The solid old cheque, we were all given a chequebook when we first opened a bank account in our name, and although it is coming to the end of its widespread use, it has been an important staple of the financial world for centuries. Here, we take a look at its history, and how it became such a central part of our banking and financial lives, as individuals and businesses with money to save and to pay.

 Dutch Origins

 The origins of the humble chequebook begin in Amsterdam, Netherlands, in the early 1500s. As a major shipping and trading centre on a huge international scale, Amsterdam was the place that those who had profited and made vast sums of money started to think about where they could deposit, or save their money. Dutch ‘cashiers’ would allow them, for a fee of course, to deposit sums of money with them, rather than risk leaving large amounts of cash at home.

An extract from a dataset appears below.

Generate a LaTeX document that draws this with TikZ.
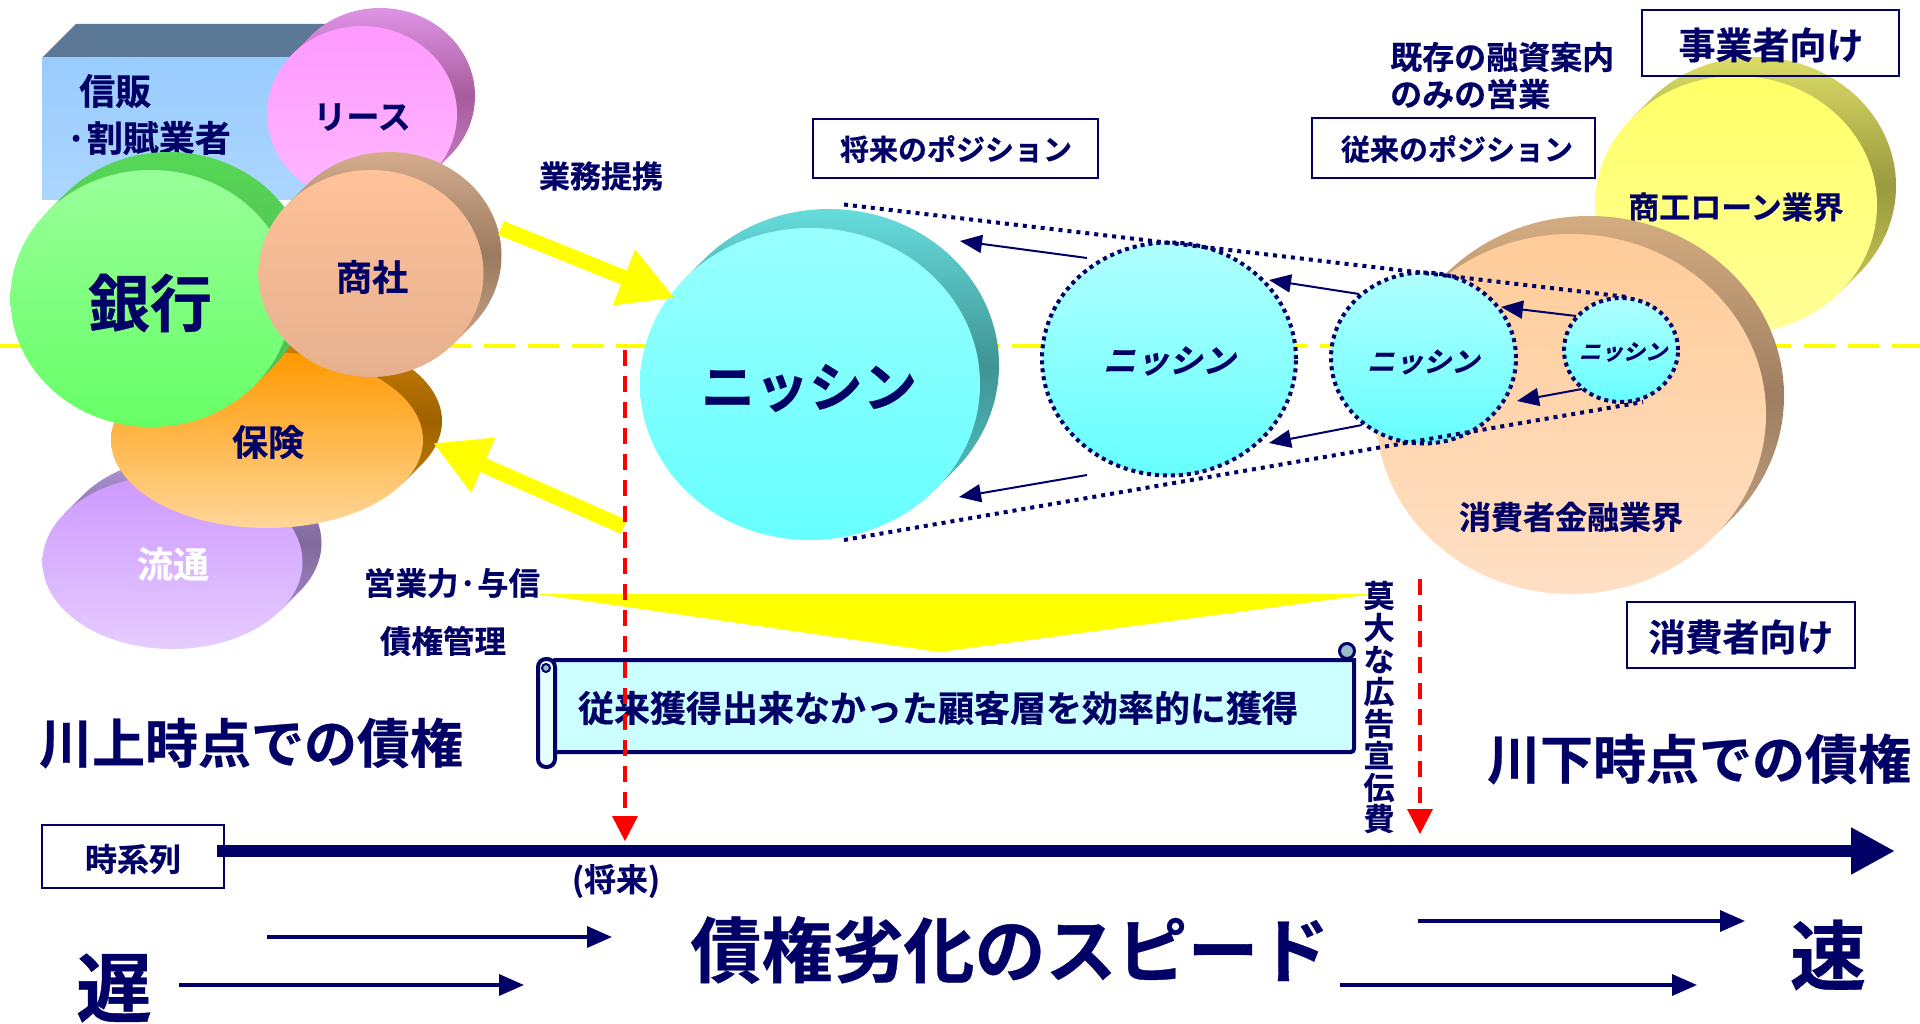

After a time, the cashiers agreed that they would pay debts linked to the depositor’s, based on what was written on the order note – the first instance of a cheque as we would know it today.

 Spread to Britain

 This was such a flexible and pleasing concept that the use of cashiers soon spread to England and other Western countries as a way of arranging payments, though it wasn’t without some hesitation as people had always looked after their own money, never trusted others with looking after it on their behalf.

 The first time cheques were printed was in England in 1762, through the banker Lawrence Childs. It was here that they received their name as in England the cashiers would add serial numbers on the pieces of paper in order to be able to track them more precisely and ‘check’ them for progress and to see if a transaction had been fulfilled.

 Once it had become such a widespread practice the banks that had flourished as a result, realised that they had to figure out how best to collect the money that was due to them from so many other banks. This was first approached by sending messengers to other banking institutions with a check that was ready for collection, but in practice this meant a lot of travelling and having to carry large sums of money back and forth, a risky business in terms of potential theft.

 One banking messenger stumbled across the problem when stopping at a coffeehouse for some refreshment whilst travelling for a job to collect money in return for a cheque. He discovered that another bank messenger was present and that they both had cheques for the other’s bank. To save themselves time they exchanged there and then. This is where the still used clearing houses first appeared, where a whole host of banks can meet in one location for a more efficient and speedier process.

These days’ personal cheques are less likely to be used, though it is still in widespread use for many different types of businesses and industries. They’ve come a long way since the first thought of depositing money in 16th Century Holland!